Don’t take me to be implying by ‘post-truth’ that there is one single thing out there called Truth that we all must adhere to, or even the often-lamented loss of a “shared narrative.” I simply mean by post-truth that truth in any form no longer matters — integrity is supplanted by what is called ‘authenticity’ or ‘honesty’ but is really cruelty and selfish indifference toward others. It may seem like not agreeing on a shared reality is one of the reasons for our truth crisis in politics, that losing this idea of shared facts is one of the reasons that it’s nearly impossible to have civil discussions with each other anymore. But only in a post Enlightenment culture obsessed with “rationality” and “reason” and terrified of human emotion or experiences that stray too far from what’s normal (which really means what’s comfortable for those capitalism keeps in power) would the loss of a shared narrative create so much hand-wringing. There are many ways of knowing, including relational and experiential knowing, that this idea of a shared narrative crowds out. Forcing agreement on one shared story, which will no doubt be created by those who hold the most power, is oppressive and dangerous for people who have experienced the dominant paradigm labels, diagnoses and “treatments.”

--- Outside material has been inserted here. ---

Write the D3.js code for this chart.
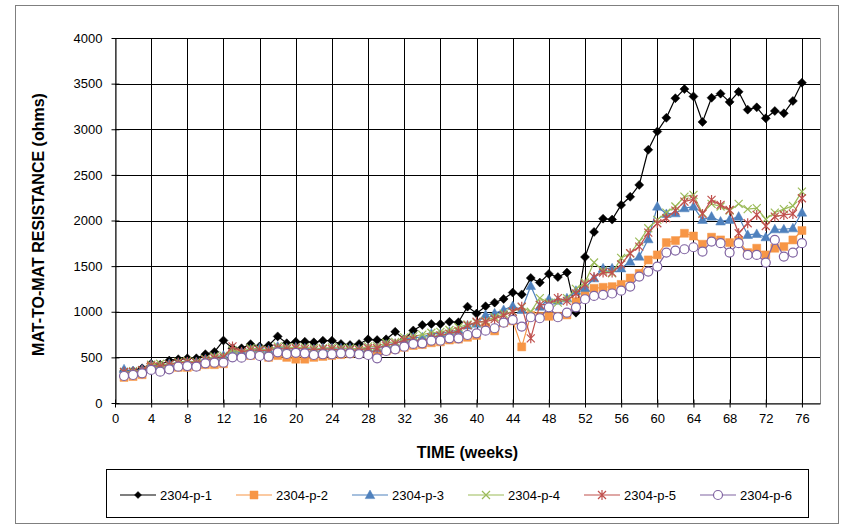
<!DOCTYPE html>
<html><head><meta charset="utf-8">
<script src="https://cdn.jsdelivr.net/npm/d3@7"></script>
<style>
body{margin:0;background:#fff}
svg{display:block}
text{font-family:"Liberation Sans",Arial,sans-serif;fill:#000}
</style>
</head><body>
<svg id="chart" width="852" height="525"></svg>
<script>
const weeks=[1,2,3,4,5,6,7,8,9,10,11,12,13,14,15,16,17,18,19,20,21,22,23,24,25,26,27,28,29,30,31,32,33,34,35,36,37,38,39,40,41,42,43,44,45,46,47,48,49,50,51,52,53,54,55,56,57,58,59,60,61,62,63,64,65,66,67,68,69,70,71,72,73,74,75,76];
const p1=[350,350,380,430,420,465,480,490,490,535,560,685,600,600,645,620,630,730,655,670,672,665,683,683,647,636,647,698,690,698,780,698,795,855,866,866,890,885,1056,980,1060,1100,1140,1210,1190,1370,1320,1415,1380,1430,990,1600,1875,2020,2010,2170,2260,2390,2775,2975,3125,3340,3440,3360,3080,3345,3390,3300,3410,3215,3240,3120,3200,3175,3310,3510];
const p2=[280,290,310,400,370,380,390,390,400,420,420,430,540,540,520,540,500,520,500,480,480,500,510,520,530,540,550,540,520,570,590,610,630,640,660,670,690,700,720,740,830,790,880,900,615,960,950,950,950,965,1110,1200,1257,1268,1275,1300,1370,1420,1568,1623,1758,1780,1860,1830,1740,1817,1787,1758,1780,1648,1696,1623,1696,1714,1787,1890];
const p3=[370,350,370,420,400,430,440,450,450,480,500,520,560,560,590,600,580,620,600,610,600,590,600,600,600,600,590,600,600,640,650,700,720,720,760,760,780,800,850,870,965,983,1020,1063,1020,1283,1056,1137,1122,1148,1231,1260,1367,1476,1476,1476,1550,1605,1795,2153,2072,2080,2135,2153,2007,2043,1990,2007,2043,1842,1853,1817,1904,1904,1915,2087];
const p4=[340,350,360,420,430,420,450,460,450,480,510,520,580,560,600,590,580,620,610,610,610,600,600,610,600,600,590,620,620,660,670,720,730,750,770,780,800,830,860,880,900,940,980,1000,1050,1000,1150,1100,1100,1150,1250,1320,1540,1450,1420,1590,1640,1769,1915,2007,2087,2153,2262,2281,2080,2182,2153,2110,2182,2124,2135,2014,2087,2124,2160,2317];
const p5=[340,340,360,410,400,420,440,450,440,470,490,500,620,560,580,580,570,600,590,600,590,580,590,590,580,580,580,600,600,630,650,690,700,660,720,740,760,790,850,890,890,920,960,1000,1056,709,1075,1080,1150,1120,1200,1300,1380,1430,1429,1520,1641,1714,1867,1970,2025,2108,2207,2233,2072,2226,2171,2116,1860,1970,2061,1940,2043,2061,2072,2244];
const p6=[296,307,325,362,343,369,398,405,398,435,442,442,501,497,526,515,508,555,537,550,544,526,534,534,544,544,534,526,490,570,588,617,647,654,683,683,709,709,745,764,793,819,880,910,837,940,929,1049,940,990,1049,1137,1173,1184,1200,1231,1276,1385,1440,1495,1648,1670,1685,1707,1659,1769,1751,1648,1751,1623,1623,1539,1787,1605,1648,1751];
const seriesNames=["2304-p-1","2304-p-2","2304-p-3","2304-p-4","2304-p-5","2304-p-6"];
const seriesColors=["#000000","#F79646","#4F81BD","#9BBB59","#C0504D","#8064A2"];
const seriesMarkers=["diamond","square","triangle","x","star","circle"];
const xTicks=[0,4,8,12,16,20,24,28,32,36,40,44,48,52,56,60,64,68,72,76];
const yTicks=[0,500,1000,1500,2000,2500,3000,3500,4000];
const xTitle="TIME (weeks)";
const yTitle="MAT-TO-MAT RESISTANCE (ohms)";

const allSeries=[p1,p2,p3,p4,p5,p6];
const svg=d3.select("#chart");
const L=115,R=820,T=38,B=403;
const x=d3.scaleLinear().domain([0,78]).range([L,R]);
const y=d3.scaleLinear().domain([0,4000]).range([B,T]);

// outer chart border
svg.append("rect").attr("x",15.5).attr("y",5.5).attr("width",823).attr("height",518)
  .attr("fill","#fff").attr("stroke","#7f7f7f").attr("stroke-width",1);

// plot border
svg.append("rect").attr("x",L+0.5).attr("y",T+0.5).attr("width",R-L).attr("height",B-T)
  .attr("fill","none").attr("stroke","#868686");

// gridlines
const g=svg.append("g");
g.selectAll(".hg").data(yTicks.filter(d=>d>0)).join("line")
  .attr("x1",L).attr("x2",R).attr("y1",d=>Math.round(y(d))+0.5).attr("y2",d=>Math.round(y(d))+0.5)
  .attr("stroke","#000").attr("stroke-width",1);
g.selectAll(".vg").data(xTicks.filter(d=>d>0)).join("line")
  .attr("y1",T).attr("y2",B).attr("x1",d=>Math.round(x(d))+0.5).attr("x2",d=>Math.round(x(d))+0.5)
  .attr("stroke","#000").attr("stroke-width",1);

// axes
const xAxis=d3.axisBottom(x).tickValues(xTicks).tickFormat(d3.format("d")).tickSize(0).tickPadding(8);
const yAxis=d3.axisLeft(y).tickValues(yTicks).tickFormat(d3.format("d")).tickSize(0).tickPadding(13);
const xa=svg.append("g").attr("transform",`translate(0,${B+0.5})`).call(xAxis);
const ya=svg.append("g").attr("transform",`translate(${L+0.5},0)`).call(yAxis);
[xa,ya].forEach(a=>{a.select(".domain").attr("stroke","#000");a.selectAll("text").attr("font-size",13).attr("font-family","Liberation Sans, Arial, sans-serif").attr("fill","#000");});
xa.selectAll(".tick").append("line").attr("y1",-4).attr("y2",4).attr("stroke","#000");
ya.selectAll(".tick").append("line").attr("x1",-4).attr("x2",4).attr("stroke","#000");
xa.selectAll(".tick text").attr("dy","0.9em");

// titles
svg.append("text").attr("x",(L+R)/2).attr("y",458).attr("text-anchor","middle")
  .attr("font-size",16).attr("font-weight","bold").text(xTitle);
svg.append("text").attr("transform",`translate(44,${(T+B)/2+4}) rotate(-90)`).attr("text-anchor","middle")
  .attr("font-size",16).attr("font-weight","bold").text(yTitle);

function markerPath(type){
  switch(type){
    case "diamond": return "M0,-4.5L4.5,0L0,4.5L-4.5,0Z";
    case "square": return "M-4,-4H4V4H-4Z";
    case "triangle": return "M0,-5L4.8,3.6L-4.8,3.6Z";
    case "x": return "M-4,-4L4,4M-4,4L4,-4";
    case "star": return "M-4,-4L4,4M-4,4L4,-4M0,-5L0,5";
    case "circle": return "M4.5,0A4.5,4.5 0 1,1 -4.5,0A4.5,4.5 0 1,1 4.5,0Z";
  }
}
function styleMarker(sel,i){
  const t=seriesMarkers[i],c=seriesColors[i];
  sel.attr("d",markerPath(t));
  if(t==="x"||t==="star"){sel.attr("fill","none").attr("stroke",c).attr("stroke-width",1.2);}
  else if(t==="circle"){sel.attr("fill","#fff").attr("stroke",c).attr("stroke-width",1.2);}
  else {sel.attr("fill",c).attr("stroke",c).attr("stroke-width",0.5);}
}

const line=d3.line().x((d,i)=>x(weeks[i])).y(d=>y(d));
const plot=svg.append("g");
allSeries.forEach((s,i)=>{
  const sg=plot.append("g");
  sg.append("path").datum(s).attr("d",line).attr("fill","none").attr("stroke",seriesColors[i]).attr("stroke-width",1.2);
  sg.selectAll("path.m").data(s).join("path").attr("class","m")
    .attr("transform",(d,j)=>`translate(${x(weeks[j])},${y(d)})`)
    .call(sel=>styleMarker(sel,i));
});

// legend
const lg=svg.append("g");
lg.append("rect").attr("x",106.5).attr("y",469.5).attr("width",702).attr("height",48)
  .attr("fill","#fff").attr("stroke","#000");
seriesNames.forEach((n,i)=>{
  const x0=120+i*116, yy=495;
  const it=lg.append("g");
  it.append("line").attr("x1",x0).attr("x2",x0+36).attr("y1",yy).attr("y2",yy).attr("stroke",seriesColors[i]).attr("stroke-width",1.2);
  const m=it.append("path").attr("transform",`translate(${x0+18},${yy})`);
  styleMarker(m,i);
  if(seriesMarkers[i]==="diamond") m.attr("d","M0,-3.5L3.5,0L0,3.5L-3.5,0Z");
  it.append("text").attr("x",x0+40).attr("y",yy).attr("dy","0.35em").attr("font-size",13).text(n);
});
</script>
</body></html>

So it’s not just that shaming people for wanting attention is basically shaming people for being human, which was no one’s choice, at least not anyone I know. It’s also that reinforcing the idea that attention is a bad thing to want and a bad thing to give is contributing to the disabling of our relationships and thus the social fabric.
This is not to excuse mistreatment, manipulation or abuse. You do not have to give attention to someone just because they demand it — like if you’re a woman walking down the street and a man whistles at you and then calls you an unfriendly bitch if you don’t turn your head in his direction. You do not have to respond to every bid for connection that comes your way, even if it’s genuine. You as an individual do not owe anyone your time or attention. But we have a social system that allows for the public shaming of others who in many cases are admitting to their loneliness the best way they know how given the emotional constraints of a system that would rather tar and feather you for being unhappy about being alone than give you a friend, and that’s not okay. Not being obligated to give anyone attention who legitimately needs it (which is everyone to varying degrees) does not logically have to translate to shaming people for needing attention.
While there may be difficulties with how people seek attention, there is absolutely nothing wrong with needing attention. It’s not just that I want attention shaming to stop, though I do. It’s not that I think we are each personally responsible for providing every person in our lives with their required amount of attention. It’s not that I think making it a safe place to ask for attention is going to fix everyone’s problems. It’s that the kind of attention those of us who’ve had contact with the mental health system (which almost inevitably involves the police and/or the legal system) have received has been extremely unsafe and has inflicted long-lasting damage and I want that to change. What we need is an empathetic — not just safe, but truly compassionate — place to express despair, where ‘safe’ means no possibility of law enforcement involvement, involuntary detainment or forced treatment. We aren’t going to get that until attention shaming is put forever to rest.